To complete the matching table, the Distributor collects the service list and the work units list from Redis and uses consistent hashing so that each service is deterministically matched to its work units. For that purpose, we enter work units into a hash ring (with the weight of 50 to distribute them evenly), sort the services list (so that the order in which services are entered into the list won’t affect the result), and then search for the closest corresponding value for each service. After detecting the closest corresponding value (a work unit related to this service), the work unit is deleted from the hash ring to avoid any possible repeated match (when two services are responsible for the same work unit).
After the initial distribution, you may need to perform a redistribution in case of service failure, so that the other services would take over the failed service’s work. To do so, the Distributor pings every service with a given interval (-poll-interval= or env POLL_INTERVAL) and considers every unsuccessful request as a denial, including timeout (which is set using -ping-timeout= or env PING_TIMEOUT). After detecting a denial, the work is redistributed according to the above algorithm, after which a new matching table is entered to Redis.

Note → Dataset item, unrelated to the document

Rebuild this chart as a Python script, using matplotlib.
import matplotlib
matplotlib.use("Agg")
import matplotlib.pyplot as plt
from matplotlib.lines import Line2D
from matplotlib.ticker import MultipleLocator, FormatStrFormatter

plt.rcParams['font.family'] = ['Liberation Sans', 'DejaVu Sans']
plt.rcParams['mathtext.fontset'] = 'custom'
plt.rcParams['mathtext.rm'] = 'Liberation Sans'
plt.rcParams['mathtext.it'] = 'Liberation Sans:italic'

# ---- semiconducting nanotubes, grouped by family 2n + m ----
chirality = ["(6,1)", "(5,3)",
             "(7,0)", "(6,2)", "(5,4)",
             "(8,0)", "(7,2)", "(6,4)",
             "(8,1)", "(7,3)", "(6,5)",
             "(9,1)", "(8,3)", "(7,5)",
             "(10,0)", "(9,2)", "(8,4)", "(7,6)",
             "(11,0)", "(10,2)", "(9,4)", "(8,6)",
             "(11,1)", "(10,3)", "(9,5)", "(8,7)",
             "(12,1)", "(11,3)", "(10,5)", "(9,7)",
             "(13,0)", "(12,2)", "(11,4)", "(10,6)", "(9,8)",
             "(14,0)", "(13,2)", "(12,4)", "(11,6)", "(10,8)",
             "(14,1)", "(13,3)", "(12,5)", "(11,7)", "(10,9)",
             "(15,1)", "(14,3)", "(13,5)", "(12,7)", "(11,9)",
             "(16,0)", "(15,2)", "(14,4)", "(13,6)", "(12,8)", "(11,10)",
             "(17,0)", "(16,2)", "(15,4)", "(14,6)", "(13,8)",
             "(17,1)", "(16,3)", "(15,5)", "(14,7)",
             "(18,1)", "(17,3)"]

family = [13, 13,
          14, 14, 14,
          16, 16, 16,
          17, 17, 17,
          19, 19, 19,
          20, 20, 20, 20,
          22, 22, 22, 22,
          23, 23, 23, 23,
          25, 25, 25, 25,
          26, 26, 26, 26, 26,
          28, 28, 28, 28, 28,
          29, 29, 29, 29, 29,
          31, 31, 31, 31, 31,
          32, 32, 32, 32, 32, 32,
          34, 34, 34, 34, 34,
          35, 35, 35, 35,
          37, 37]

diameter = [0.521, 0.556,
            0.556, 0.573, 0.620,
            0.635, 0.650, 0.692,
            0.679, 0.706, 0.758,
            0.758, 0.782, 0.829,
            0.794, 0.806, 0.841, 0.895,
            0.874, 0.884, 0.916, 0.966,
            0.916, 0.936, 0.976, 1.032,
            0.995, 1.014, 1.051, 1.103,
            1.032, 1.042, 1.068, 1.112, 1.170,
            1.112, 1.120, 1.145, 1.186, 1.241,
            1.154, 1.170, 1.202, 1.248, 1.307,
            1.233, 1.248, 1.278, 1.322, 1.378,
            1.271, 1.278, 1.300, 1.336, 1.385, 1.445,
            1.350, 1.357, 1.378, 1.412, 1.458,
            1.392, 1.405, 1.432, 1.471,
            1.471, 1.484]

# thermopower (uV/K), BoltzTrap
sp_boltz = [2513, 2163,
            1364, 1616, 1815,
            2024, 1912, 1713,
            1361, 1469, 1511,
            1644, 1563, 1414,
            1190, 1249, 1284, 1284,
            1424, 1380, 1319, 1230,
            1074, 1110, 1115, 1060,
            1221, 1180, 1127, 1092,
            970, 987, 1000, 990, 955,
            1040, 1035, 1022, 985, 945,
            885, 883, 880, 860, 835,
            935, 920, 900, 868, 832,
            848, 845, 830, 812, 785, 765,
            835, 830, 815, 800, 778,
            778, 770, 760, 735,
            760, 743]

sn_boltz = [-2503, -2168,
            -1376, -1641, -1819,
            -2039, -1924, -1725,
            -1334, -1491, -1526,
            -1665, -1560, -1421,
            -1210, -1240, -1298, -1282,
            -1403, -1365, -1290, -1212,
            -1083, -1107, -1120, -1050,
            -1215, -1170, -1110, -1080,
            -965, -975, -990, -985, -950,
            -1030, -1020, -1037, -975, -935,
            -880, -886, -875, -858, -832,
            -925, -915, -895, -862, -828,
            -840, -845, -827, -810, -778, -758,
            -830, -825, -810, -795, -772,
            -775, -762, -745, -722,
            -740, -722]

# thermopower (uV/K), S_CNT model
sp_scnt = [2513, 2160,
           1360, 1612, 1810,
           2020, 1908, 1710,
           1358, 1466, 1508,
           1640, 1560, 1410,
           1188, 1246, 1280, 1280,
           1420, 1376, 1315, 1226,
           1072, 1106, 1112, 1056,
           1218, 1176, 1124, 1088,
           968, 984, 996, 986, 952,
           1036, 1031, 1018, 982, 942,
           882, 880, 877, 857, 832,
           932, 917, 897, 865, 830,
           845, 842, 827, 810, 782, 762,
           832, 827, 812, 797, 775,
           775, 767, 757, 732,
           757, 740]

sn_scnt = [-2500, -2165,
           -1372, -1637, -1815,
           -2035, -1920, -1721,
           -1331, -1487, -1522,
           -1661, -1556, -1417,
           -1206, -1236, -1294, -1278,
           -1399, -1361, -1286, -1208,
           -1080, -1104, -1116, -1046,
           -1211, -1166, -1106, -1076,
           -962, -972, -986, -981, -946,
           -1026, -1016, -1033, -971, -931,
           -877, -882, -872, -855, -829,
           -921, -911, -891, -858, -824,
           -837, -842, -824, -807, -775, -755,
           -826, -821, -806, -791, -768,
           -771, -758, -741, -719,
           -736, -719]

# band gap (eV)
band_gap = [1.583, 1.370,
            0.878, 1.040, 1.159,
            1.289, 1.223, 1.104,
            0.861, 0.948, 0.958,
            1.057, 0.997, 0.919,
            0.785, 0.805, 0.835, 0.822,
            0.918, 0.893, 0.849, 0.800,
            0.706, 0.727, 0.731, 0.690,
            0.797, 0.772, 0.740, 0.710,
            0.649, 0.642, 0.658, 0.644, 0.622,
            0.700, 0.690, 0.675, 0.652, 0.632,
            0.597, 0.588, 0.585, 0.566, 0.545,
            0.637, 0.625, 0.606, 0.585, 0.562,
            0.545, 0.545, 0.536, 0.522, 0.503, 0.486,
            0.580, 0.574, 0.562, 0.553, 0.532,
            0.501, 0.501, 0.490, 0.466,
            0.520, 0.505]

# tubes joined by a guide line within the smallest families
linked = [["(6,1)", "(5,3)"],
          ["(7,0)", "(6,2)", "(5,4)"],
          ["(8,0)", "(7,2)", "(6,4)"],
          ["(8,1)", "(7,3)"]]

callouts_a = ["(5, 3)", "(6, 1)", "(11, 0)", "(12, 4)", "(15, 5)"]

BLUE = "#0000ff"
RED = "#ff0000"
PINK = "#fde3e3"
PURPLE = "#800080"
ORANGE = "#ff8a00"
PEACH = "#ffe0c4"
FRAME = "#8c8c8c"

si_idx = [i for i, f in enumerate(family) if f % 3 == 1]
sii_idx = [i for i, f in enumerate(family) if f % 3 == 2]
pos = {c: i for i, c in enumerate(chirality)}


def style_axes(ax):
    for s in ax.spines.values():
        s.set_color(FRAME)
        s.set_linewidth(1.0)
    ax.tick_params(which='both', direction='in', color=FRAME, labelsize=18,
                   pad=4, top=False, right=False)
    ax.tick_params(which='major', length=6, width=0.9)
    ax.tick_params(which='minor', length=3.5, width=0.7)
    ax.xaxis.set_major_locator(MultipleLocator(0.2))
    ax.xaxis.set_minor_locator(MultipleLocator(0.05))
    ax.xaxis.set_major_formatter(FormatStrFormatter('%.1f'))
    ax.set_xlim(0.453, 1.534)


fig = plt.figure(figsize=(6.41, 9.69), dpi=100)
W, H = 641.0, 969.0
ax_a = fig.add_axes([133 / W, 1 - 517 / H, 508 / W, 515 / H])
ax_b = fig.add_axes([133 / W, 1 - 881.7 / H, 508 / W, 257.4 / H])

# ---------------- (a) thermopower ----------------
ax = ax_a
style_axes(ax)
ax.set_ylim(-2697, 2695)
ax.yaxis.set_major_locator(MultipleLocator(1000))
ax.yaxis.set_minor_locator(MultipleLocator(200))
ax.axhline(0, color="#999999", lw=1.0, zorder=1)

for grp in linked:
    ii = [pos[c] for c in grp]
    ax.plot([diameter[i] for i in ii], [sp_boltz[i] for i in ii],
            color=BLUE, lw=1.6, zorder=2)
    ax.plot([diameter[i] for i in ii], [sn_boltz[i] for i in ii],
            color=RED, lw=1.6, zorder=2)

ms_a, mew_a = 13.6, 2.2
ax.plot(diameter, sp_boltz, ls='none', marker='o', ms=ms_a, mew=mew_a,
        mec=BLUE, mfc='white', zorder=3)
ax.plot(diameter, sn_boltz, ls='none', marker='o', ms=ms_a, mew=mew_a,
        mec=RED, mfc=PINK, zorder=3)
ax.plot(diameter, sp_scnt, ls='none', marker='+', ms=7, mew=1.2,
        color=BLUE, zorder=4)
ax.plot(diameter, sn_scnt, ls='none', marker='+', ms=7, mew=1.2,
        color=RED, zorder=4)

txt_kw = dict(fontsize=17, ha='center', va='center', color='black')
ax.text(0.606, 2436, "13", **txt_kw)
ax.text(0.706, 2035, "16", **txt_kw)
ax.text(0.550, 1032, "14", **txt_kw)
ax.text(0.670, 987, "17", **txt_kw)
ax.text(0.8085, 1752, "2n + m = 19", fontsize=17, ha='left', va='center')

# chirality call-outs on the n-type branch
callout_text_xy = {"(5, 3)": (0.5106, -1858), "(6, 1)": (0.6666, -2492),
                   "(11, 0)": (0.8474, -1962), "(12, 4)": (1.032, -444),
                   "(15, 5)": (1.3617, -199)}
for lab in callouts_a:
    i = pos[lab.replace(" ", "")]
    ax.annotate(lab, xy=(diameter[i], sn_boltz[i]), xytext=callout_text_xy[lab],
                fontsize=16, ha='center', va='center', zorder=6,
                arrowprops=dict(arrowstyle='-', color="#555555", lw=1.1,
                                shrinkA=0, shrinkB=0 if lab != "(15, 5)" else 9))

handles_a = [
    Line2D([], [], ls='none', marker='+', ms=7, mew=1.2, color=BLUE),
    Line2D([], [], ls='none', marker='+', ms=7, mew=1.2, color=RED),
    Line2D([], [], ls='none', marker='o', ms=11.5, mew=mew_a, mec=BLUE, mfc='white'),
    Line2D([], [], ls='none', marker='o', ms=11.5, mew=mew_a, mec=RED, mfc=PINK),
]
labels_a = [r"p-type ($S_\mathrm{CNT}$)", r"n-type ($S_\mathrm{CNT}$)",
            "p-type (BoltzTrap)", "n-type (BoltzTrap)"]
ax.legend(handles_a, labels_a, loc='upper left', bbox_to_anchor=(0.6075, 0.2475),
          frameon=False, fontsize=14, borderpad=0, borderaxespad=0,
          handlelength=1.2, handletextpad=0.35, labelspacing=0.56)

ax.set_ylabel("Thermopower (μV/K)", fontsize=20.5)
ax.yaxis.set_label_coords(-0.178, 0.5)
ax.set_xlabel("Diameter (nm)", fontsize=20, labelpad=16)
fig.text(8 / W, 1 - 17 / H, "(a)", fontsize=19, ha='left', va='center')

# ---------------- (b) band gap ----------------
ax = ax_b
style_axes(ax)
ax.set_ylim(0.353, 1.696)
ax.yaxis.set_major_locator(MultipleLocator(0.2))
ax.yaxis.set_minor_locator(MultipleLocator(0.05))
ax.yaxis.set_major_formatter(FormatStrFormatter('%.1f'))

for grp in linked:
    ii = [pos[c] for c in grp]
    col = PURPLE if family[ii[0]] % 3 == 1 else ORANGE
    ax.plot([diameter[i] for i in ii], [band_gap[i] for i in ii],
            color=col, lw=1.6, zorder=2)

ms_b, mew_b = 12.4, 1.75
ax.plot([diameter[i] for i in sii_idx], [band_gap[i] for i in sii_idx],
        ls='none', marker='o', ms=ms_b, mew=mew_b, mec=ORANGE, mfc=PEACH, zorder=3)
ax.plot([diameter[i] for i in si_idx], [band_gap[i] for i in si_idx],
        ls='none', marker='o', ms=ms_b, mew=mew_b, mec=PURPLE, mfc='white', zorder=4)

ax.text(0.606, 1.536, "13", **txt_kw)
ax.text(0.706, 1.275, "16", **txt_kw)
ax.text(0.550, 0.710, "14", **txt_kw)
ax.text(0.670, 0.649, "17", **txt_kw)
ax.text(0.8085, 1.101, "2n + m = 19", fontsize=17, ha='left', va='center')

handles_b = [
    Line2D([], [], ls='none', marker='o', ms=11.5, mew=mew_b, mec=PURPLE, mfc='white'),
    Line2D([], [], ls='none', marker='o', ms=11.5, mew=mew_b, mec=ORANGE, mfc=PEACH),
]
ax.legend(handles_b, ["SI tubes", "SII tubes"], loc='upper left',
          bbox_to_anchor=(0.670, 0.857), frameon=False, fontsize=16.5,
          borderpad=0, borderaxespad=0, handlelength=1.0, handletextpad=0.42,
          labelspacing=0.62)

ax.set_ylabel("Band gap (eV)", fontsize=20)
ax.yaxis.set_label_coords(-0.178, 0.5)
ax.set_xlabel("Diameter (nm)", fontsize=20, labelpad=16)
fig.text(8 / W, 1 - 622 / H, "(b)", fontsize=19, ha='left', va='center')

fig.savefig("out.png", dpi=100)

An alternative to consistent hashing is the algorithm based on division with remainders:
key ID mod len(buckets) = i, where: key ID is the hash/checksum of the service ID len(buckets) is the number of work units i is the index of a specific work unit in the array
In this case changes in the number of buckets (work units in our case) will lead to the redistribution of almost all keys. Consistent hashing allows us to avoid unnecessary redistributions (n/m of keys should be redistributed, where n is the number of keys and m is the number of buckets).
Each service controlled by the Distributor must be available for pinging. For that to work, it’s necessary to implement the grpc-server to this service.

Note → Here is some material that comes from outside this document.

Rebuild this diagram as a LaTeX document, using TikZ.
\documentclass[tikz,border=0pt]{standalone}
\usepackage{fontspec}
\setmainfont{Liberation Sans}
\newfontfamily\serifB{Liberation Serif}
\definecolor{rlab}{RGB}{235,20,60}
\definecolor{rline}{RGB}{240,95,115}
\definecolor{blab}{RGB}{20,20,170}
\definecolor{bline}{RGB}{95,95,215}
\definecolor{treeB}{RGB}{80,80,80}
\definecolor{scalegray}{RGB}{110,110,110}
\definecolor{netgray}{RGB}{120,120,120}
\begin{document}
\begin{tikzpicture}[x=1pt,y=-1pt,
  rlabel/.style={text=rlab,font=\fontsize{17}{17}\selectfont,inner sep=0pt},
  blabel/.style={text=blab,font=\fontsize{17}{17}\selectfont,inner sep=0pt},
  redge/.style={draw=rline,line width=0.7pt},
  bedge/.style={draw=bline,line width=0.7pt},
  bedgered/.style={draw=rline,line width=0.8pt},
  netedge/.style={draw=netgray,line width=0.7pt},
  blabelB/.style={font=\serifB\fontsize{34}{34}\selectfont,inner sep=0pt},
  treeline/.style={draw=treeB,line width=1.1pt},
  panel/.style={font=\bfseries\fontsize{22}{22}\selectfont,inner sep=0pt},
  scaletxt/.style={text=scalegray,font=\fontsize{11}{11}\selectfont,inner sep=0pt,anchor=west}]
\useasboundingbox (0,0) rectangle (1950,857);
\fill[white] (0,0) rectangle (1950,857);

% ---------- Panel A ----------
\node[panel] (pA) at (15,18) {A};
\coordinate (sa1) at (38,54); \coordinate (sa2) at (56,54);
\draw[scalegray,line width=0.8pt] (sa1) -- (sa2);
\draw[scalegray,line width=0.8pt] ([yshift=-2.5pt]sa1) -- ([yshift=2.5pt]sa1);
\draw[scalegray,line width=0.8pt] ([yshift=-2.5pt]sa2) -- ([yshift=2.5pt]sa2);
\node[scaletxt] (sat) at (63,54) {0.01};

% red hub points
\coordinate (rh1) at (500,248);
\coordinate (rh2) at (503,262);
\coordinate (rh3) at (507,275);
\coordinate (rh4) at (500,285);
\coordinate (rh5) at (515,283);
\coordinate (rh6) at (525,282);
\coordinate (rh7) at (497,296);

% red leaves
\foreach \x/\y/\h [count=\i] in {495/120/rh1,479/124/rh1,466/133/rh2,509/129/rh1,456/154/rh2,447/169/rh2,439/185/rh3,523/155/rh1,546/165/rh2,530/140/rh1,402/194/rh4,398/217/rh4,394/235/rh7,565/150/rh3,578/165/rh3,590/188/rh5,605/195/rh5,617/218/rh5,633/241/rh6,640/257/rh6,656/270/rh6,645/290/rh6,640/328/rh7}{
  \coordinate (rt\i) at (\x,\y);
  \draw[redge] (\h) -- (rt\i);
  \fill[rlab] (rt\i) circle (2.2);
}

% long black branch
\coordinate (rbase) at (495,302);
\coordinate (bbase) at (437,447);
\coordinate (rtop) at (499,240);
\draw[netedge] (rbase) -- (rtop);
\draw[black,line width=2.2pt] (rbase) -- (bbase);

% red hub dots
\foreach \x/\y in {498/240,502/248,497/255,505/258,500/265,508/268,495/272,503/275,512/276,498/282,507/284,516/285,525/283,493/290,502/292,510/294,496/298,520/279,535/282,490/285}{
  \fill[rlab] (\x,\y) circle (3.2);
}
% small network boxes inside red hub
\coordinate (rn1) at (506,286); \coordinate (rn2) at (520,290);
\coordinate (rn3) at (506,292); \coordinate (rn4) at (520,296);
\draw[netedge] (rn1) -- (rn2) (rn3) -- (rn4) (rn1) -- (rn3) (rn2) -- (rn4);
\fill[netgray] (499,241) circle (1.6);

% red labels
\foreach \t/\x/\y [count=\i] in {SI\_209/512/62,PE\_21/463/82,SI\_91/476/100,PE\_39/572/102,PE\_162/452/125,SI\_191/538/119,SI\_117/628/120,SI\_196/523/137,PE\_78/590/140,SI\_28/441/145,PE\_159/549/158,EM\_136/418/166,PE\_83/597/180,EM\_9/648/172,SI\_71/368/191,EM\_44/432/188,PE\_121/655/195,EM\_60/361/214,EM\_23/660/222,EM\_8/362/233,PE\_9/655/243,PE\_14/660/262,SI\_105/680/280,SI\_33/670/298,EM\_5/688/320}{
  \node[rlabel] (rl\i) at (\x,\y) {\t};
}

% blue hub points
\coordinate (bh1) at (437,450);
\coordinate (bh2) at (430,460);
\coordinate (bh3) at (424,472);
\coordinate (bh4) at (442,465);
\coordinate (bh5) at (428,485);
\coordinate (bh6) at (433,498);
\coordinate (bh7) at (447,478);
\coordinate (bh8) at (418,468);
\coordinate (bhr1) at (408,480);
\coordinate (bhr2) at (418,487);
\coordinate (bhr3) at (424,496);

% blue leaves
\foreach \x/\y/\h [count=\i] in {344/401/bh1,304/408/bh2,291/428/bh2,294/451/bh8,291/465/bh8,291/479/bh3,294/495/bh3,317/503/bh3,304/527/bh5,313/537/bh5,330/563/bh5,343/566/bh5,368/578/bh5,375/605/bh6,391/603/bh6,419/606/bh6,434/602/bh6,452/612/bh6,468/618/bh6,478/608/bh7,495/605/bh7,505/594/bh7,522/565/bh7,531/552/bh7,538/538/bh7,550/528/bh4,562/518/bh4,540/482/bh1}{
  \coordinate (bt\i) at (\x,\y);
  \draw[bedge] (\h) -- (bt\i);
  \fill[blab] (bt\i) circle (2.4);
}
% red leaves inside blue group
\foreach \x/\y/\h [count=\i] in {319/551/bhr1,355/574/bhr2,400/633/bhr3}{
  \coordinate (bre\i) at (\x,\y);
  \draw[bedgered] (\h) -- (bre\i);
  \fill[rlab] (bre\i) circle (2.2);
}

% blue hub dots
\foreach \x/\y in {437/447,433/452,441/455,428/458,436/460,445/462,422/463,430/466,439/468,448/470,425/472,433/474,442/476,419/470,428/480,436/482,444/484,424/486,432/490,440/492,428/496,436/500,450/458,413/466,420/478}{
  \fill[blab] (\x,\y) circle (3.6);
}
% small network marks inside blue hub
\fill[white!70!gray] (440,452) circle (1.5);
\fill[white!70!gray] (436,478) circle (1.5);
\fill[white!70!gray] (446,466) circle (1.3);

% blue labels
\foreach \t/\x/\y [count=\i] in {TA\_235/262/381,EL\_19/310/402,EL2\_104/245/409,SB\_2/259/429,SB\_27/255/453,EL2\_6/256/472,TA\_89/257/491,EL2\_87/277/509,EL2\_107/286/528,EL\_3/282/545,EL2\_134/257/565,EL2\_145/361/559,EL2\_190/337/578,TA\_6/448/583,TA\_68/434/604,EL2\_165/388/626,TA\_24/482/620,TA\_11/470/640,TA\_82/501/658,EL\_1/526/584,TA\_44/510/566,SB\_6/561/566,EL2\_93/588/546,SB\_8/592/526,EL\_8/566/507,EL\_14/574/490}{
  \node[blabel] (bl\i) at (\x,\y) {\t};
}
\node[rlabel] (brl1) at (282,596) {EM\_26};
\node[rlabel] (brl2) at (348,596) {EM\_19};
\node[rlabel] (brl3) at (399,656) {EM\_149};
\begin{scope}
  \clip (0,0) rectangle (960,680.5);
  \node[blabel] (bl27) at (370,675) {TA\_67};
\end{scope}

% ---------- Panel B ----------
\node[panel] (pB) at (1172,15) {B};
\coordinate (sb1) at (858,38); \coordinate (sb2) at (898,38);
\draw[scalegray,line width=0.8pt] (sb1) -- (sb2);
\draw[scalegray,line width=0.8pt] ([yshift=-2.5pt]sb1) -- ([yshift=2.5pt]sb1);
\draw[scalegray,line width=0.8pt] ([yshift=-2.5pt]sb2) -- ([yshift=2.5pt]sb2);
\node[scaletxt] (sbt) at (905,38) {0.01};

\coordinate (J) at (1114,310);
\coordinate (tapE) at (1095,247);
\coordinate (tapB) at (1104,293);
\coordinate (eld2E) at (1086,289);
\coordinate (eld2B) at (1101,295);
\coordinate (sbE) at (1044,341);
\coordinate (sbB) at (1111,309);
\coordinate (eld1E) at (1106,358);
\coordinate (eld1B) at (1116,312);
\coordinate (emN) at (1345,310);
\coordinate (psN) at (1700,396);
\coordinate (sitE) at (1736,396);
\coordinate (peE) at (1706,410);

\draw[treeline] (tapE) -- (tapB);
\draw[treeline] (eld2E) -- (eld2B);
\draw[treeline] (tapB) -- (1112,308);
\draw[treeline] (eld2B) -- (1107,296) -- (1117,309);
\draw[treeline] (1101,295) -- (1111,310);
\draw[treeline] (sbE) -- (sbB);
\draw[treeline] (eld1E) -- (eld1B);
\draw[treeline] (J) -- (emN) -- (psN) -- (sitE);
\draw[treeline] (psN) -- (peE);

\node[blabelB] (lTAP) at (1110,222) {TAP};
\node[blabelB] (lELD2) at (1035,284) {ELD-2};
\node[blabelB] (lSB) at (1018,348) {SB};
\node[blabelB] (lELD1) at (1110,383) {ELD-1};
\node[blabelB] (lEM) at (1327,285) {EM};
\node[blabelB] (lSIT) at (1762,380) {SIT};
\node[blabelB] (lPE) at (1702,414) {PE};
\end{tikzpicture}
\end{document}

import "gitlab.n-t.io/atmz/distributor/pinger/grpc/server"
...
// grpc server for communicating with Distributor
go server.Inject(opts.conf.Host, opts.conf.Port)

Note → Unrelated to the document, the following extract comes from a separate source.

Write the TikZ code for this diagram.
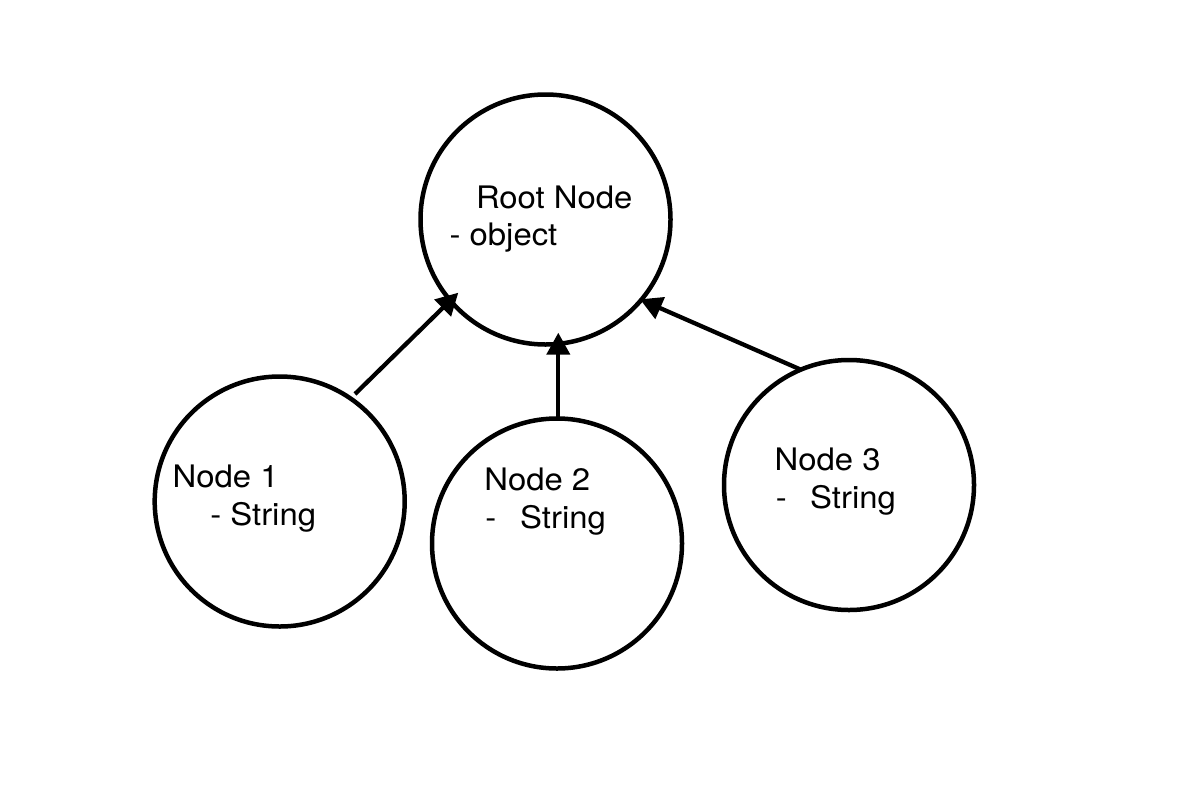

Apart from that, at the start each service has to put itself on the list of services in Redis:
func (r *Redis) RegisterService(namespace, service string) error {
// check it not registered already
cmd := r.Client.LRange(namespace, 0, -1)
var services []string
if err := cmd.ScanSlice(&services); err != nil {
return err
}
var isRegistered bool
for _, serviceFound := range services {
if serviceFound == service {
isRegistered = true
}
}
// add to list if not registered already
if !isRegistered {
return r.Client.LPush(namespace, service).Err()
}
return nil
}
After registering in Redis and launching the gRPC server, the service will be included in the matching table. Detecting the changed worklist for a service is the responsibility of the service itself. To do this, it needs to repeatedly check the Hash (hash table) in Redis.
func (r *Redis) GetMapField(key, field string) ([]string, error) {
resp := r.Client.HGet(key, field)
if resp.Err() != nil {
return nil, resp.Err()
}
res, err := resp.Result()
if err != nil {
return nil, err
}
return strings.Split(res, ","), nil
}
Even though the necessity of checking the matching table by the service itself may seem excessive, it reduces the Distributor’s burden and eliminates an extra link in the chain of network requests (instead of using the service -> Distributor -> Redis pattern we only limit ourselves to service -> Redis). It also lowers the risk of inconsistent work distribution, caused by the rejection of Distributor instances, as well as it excludes the necessity of solving the task of detecting and choosing Distributor instances by the services.
Updating the work units list in Redis List is the responsibility of a separate independent service. It doesn’t have to communicate with other services, including Distributor. This service only has to add and update the Redis List elements under certain business logic, using the key indicated in -workunits-namespace= or env WORKUNITS_NAMESPACE when the Distributor is launched. This service cannot be written beforehand, neither can any default implementation be written. The reason is that it entirely depends on the distributed work units and their source. However, you don’t even have to create a separate service, it can be a simple module of your services, for which you create distributions. It’s all up to you. All you have to do is update the work units list in the storage.